Für Raffaele Dragone ist diese Informationsflut kein Problem: Er gibt die Bestellungen in die Küche weiter, ein weiterer Mitarbeiter koordiniert die fertig werdenden Gerichte: Restaurant, Selbstabholung, Auto. Werner Schiefele taucht in der Küche auf. Er ist seit fünf Jahren bei Dragone beschäftigt und fährt Pizza und Pasta kreuz und quer durch die Stadt.
Er kennt sich gut aus, dennoch lässt er sein Navigationssystem nebenher laufen – sicher ist sicher. Denn die Zeit drängt. Die Kunden warten auf ihr Essen, da muss es bekanntlich schnell gehen. Drei Lieferungen hat er für diese Fahrt mitbekommen. Zuerst geht es nach Stadtbergen. Auch in den frühen Abendstunden hat es noch über 30 Grad, in dem kleinen Auto sowieso. Eine Klimaanlage gibt es nicht, einzig der Fahrtwind trägt ein wenig Luft in das Fahrzeuginnere, wo es nach frischer Pizza duftet. Werner Schiefele stört das nicht. Der gelernte Elektriker ist gerne unterwegs. „Auch wenn auf Augsburgs Straßen nicht viele Kavaliere unterwegs sind. Platz da, jetzt komme, ich lautet da oft die Devise“, hat er festgestellt. Die B 17 voll, auf der Inninger Straße zu viele Autos, auf der Haunstetter Straße jede Ampel Rot – er kennt die Staustrecken, aber auch die Schleichwege.

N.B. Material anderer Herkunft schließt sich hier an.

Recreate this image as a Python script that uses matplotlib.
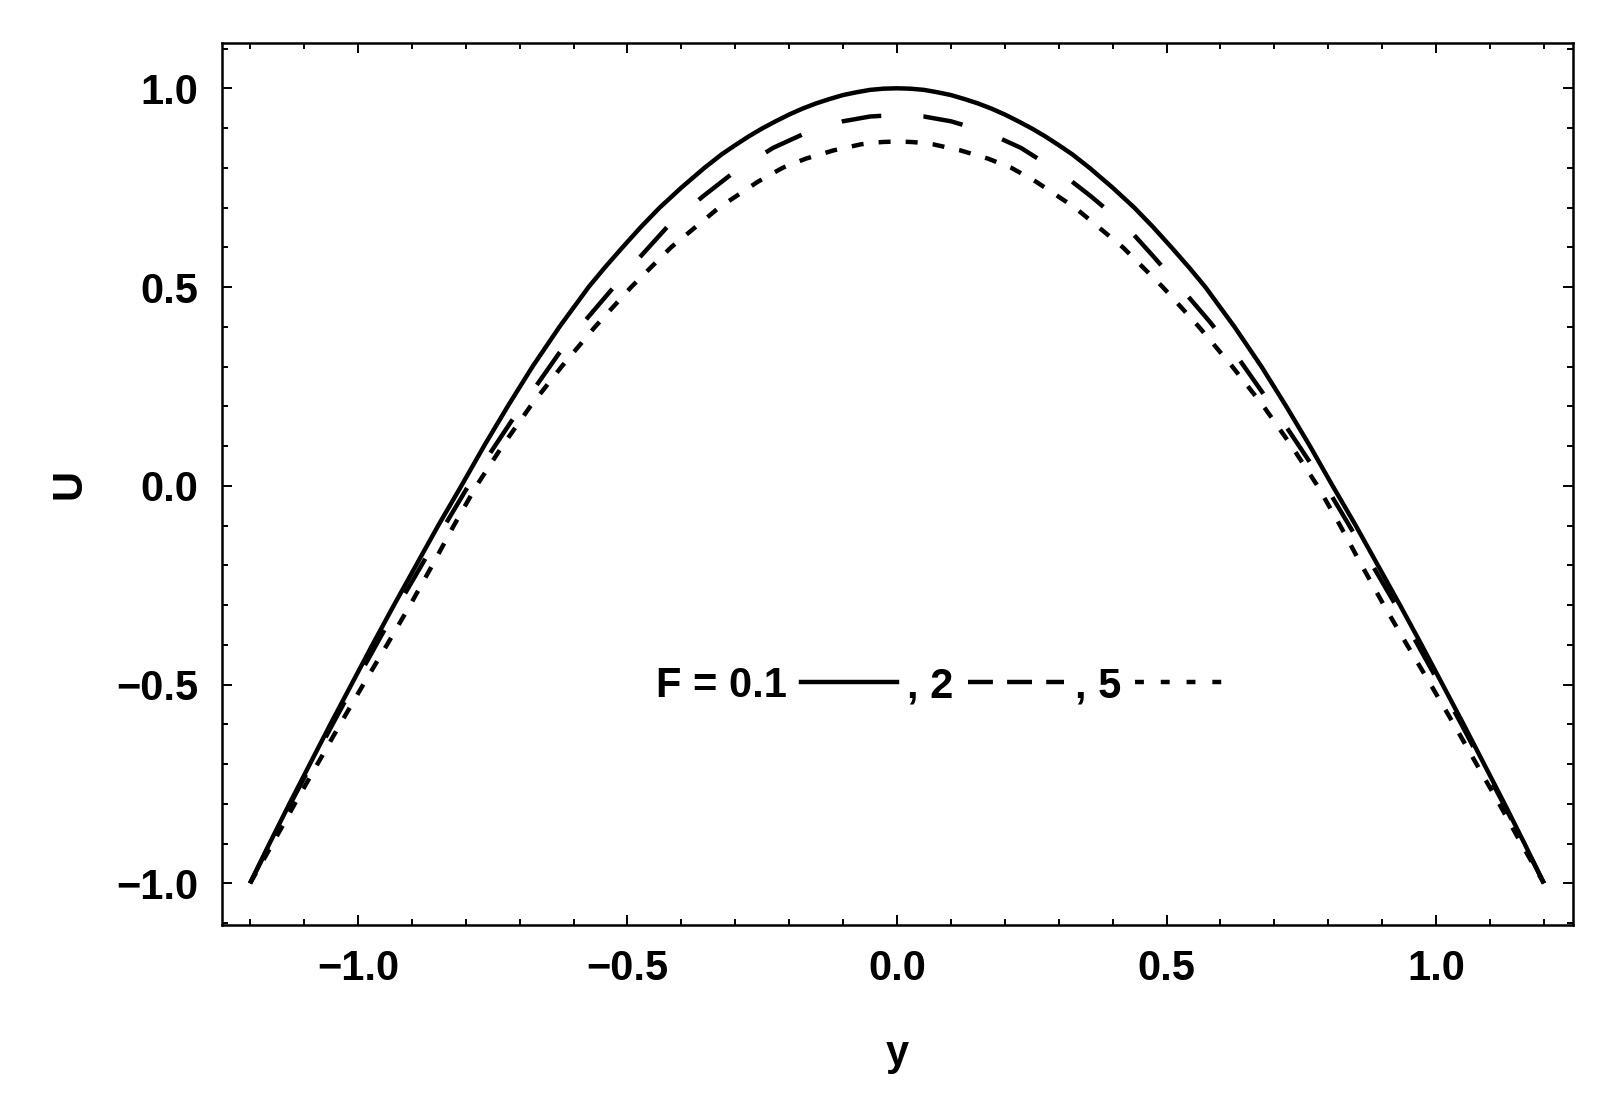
import numpy as np
import matplotlib
matplotlib.use("Agg")
import matplotlib.pyplot as plt
from matplotlib.lines import Line2D

plt.rcParams['font.family'] = ['Liberation Sans', 'DejaVu Sans']
plt.rcParams['font.weight'] = 'bold'

# values (left half, mirrored to the right)
y_solid_left = [-1.2, -1.164, -1.127, -1.089, -1.051, -1.012, -0.973, -0.933, -0.892, -0.851,
                -0.808, -0.766, -0.722, -0.676, -0.626, -0.572, -0.542, -0.509, -0.475, -0.44,
                -0.4, -0.357, -0.325, -0.3, -0.275, -0.25, -0.225, -0.2, -0.175, -0.15,
                -0.125, -0.1, -0.075, -0.05, -0.025, 0.0]
U_solid_left = [-1.0, -0.9, -0.8, -0.7, -0.6, -0.5, -0.4, -0.3, -0.2, -0.1,
                0.0, 0.1, 0.2, 0.3, 0.4, 0.5, 0.549, 0.6, 0.651, 0.7,
                0.75, 0.8, 0.834, 0.857, 0.879, 0.899, 0.917, 0.934, 0.949, 0.962,
                0.973, 0.983, 0.99, 0.996, 0.999, 1.0]

y_dash_left = [-1.2, -1.163, -1.125, -1.086, -1.047, -1.007, -0.966, -0.925, -0.882, -0.839,
               -0.795, -0.714, -0.67, -0.627, -0.58, -0.529, -0.475, -0.423, -0.36, -0.307,
               -0.23, -0.175, -0.15, -0.1, -0.05, 0.0]
U_dash_left = [-1.0, -0.9, -0.8, -0.7, -0.6, -0.5, -0.4, -0.3, -0.2, -0.1,
               0.0, 0.165, 0.25, 0.333, 0.413, 0.494, 0.578, 0.656, 0.728, 0.784,
               0.85, 0.884, 0.897, 0.917, 0.929, 0.933]

y_dot_left = [-1.2, -1.158, -1.117, -1.075, -1.033, -0.99, -0.946, -0.903, -0.862, -0.822,
              -0.78, -0.732, -0.68, -0.622, -0.56, -0.493, -0.419, -0.33, -0.258, -0.212,
              -0.169, -0.117, -0.067, -0.045, -0.025, 0.0]
U_dot_left = [-1.0, -0.9, -0.8, -0.7, -0.6, -0.5, -0.4, -0.3, -0.2, -0.1,
              0.0, 0.1, 0.2, 0.3, 0.4, 0.5, 0.6, 0.7, 0.765, 0.8,
              0.823, 0.844, 0.859, 0.863, 0.865, 0.866]

labels = ["F = 0.1", ", 2", ", 5"]


def full(yl, ul):
    yl = np.array(yl)
    ul = np.array(ul)
    return np.concatenate([yl, -yl[-2::-1]]), np.concatenate([ul, ul[-2::-1]])


fig = plt.figure(figsize=(16.17, 11.16), dpi=100)
ax = fig.add_axes([0.1373, 0.1711, 0.8355, 0.7904])

lw = 3.2
ys, us = full(y_solid_left, U_solid_left)
ax.plot(ys, us, color='k', lw=lw, solid_capstyle='butt', solid_joinstyle='round')
yd, ud = full(y_dash_left, U_dash_left)
ax.plot(yd, ud, color='k', lw=lw, dashes=(9, 9.5))
yo, uo = full(y_dot_left, U_dot_left)
ax.plot(yo, uo, color='k', lw=lw, dashes=(2.7, 3.4))

ax.set_xlim(-1.252, 1.254)
ax.set_ylim(-1.105, 1.114)

ax.set_xticks([-1.0, -0.5, 0.0, 0.5, 1.0])
ax.set_yticks([-1.0, -0.5, 0.0, 0.5, 1.0])
ax.set_xticks(np.round(np.arange(-1.2, 1.21, 0.1), 1), minor=True)
ax.set_yticks(np.round(np.arange(-1.1, 1.11, 0.1), 1), minor=True)
ax.set_xticklabels(["\u22121.0", "\u22120.5", "0.0", "0.5", "1.0"])
ax.set_yticklabels(["\u22121.0", "\u22120.5", "0.0", "0.5", "1.0"])

ax.tick_params(which='both', direction='in', top=True, right=True, width=1.4,
               labelsize=30, pad=17, colors='k')
ax.tick_params(which='major', length=7.5)
ax.tick_params(which='minor', length=4.5)
for sp in ax.spines.values():
    sp.set_linewidth(1.8)

ax.set_xlabel("y", fontsize=30, fontweight='bold')
ax.set_ylabel("U", fontsize=30, fontweight='bold')
ax.xaxis.set_label_coords(0.5, -0.146)
ax.xaxis.label.set_verticalalignment('center')
ax.yaxis.set_label_coords(-0.113, 0.5)
ax.yaxis.label.set_verticalalignment('center')

handles = [Line2D([], [], color='k', lw=lw),
           Line2D([], [], color='k', lw=lw, dashes=(5.6, 3.2)),
           Line2D([], [], color='k', lw=lw, dashes=(2.0, 3.8))]
ax.legend(handles, labels, loc='center', bbox_to_anchor=(0.534, 0.271), ncol=3,
          markerfirst=False, frameon=False, fontsize=30, handlelength=2.3,
          handletextpad=0.35, columnspacing=0.25, borderpad=0, borderaxespad=0)

fig.savefig("out.png", dpi=100)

Werner Schiefele hat viel über Augsburgs Straßen zu erzählen. Diese sind aber dank Navigationsgerät im Vergleich zu den Hausnummern noch einfach zu finden. Die Bauernstraße in Stadtbergen ist bekannt, nur der Hauseingang samt Nummer sei schwer zu finden, hat die Kundin bereits am Telefon angegeben. Und tatsächlich fährt Schiefele erst einmal in den falschen Hof. Theoretisch hätte die Hausnummer dort sein müssen, doch praktisch ist sie ganz woanders. Eine kurze Fahrt und ein scharfer Blick in die Umgebung bringen schließlich des Rätsels Lösung. Schiefele hat da einen Riecher, er hat aber auch schon viele Adressen erst einmal finden müssen. Die Kundin und vor allem ihr Kind freuen sich über die Lieferung. „Deshalb mache ich den Job so gerne. Wir haben sehr nette Kunden. Vieles sind Familien, die wegen der Kinder bestellen“, erzählt der Pizzabote. Ein Manko seien nur diejenigen Kunden, die online bestellen und dort auch gleich per Online-Bezahldienst PayPal zahlen würden. „Viele geben dann gar kein Trink- geld mehr. Doch davon leben wir nun einmal auch“, betont er. Weiter geht es.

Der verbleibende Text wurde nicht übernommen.